DVY owners, have you sold or holding? Contains a ton of financials. Hard to see financials doing anything for quite sometime. What are you guys buying that say you are buying?


My concern on DVY is that by the time the financials hit bottom and have driven DVY down, they will be replaced in the index for having cut their dividends. It is less of an index and more of a mechanical trading system from what I have read on it's stock selection. I spent a little time looking into the timing of when a stock is changed but I don't think they are actually eliminated from the Dividend Achievers until they actually cut their dividend by which time it has long since been priced in.
 
We are 45% cash and have been so for years so it's not been quite so terrifying to see the markets plunge. I must admit we are sleeping better at night to know that nearly half of our portfolio is earning 8%.

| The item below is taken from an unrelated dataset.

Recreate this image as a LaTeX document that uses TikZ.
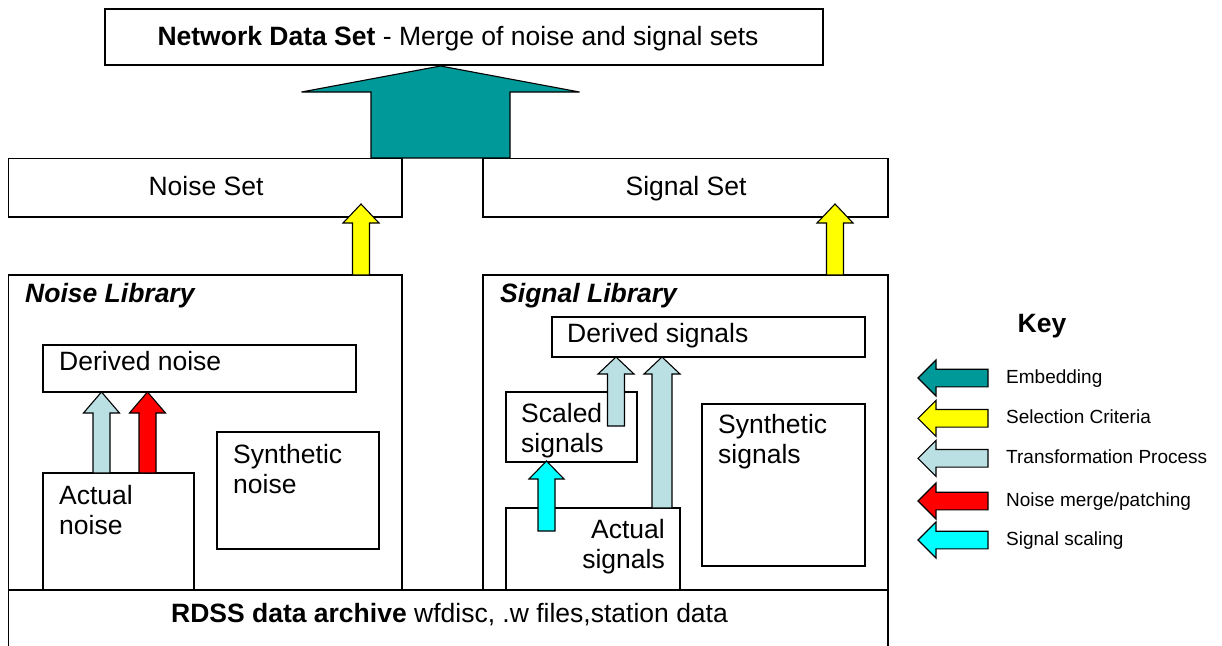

New money in the market this year has been funded mainly thru 401k contributions. I maxed out before I quit my job, DH is almost done for the year. Other than that we probably invest another $3k a month in mutual funds and individual stocks thru DRIP plans. No plan to change that at this time. However, we did perform a review of our individual stocks recently at cut loose a few.
 
Staying the course, but it's not easy. As the bad news and gloomy outlook in the media continue, the downward trend gains momentum, but I'm also worried about being among the last to sell, and not getting back in quickly enough, so I'll grit my teeth and hang on.
 
As much as it can be painful we continue DCA'ing in 401k's and RothIRA's into mostly equities. We also continue taxable DCA'ing. However we sold two 'dog' DRIP plans after reading that it's GOOD to do tax-loss harvesting. In return I hope BUD deal will be closed by YE, so the 'dogs' would offset gains on BUD.
I'm considering to re-open the same 'dog' DRIP plans and invest the left over money after the sale and see how we'll do then. This is part of our 'fun money' so it won't hurt very much if we lose (and learn that we're bad stock-pickers), but maybe we'll win :confused::D.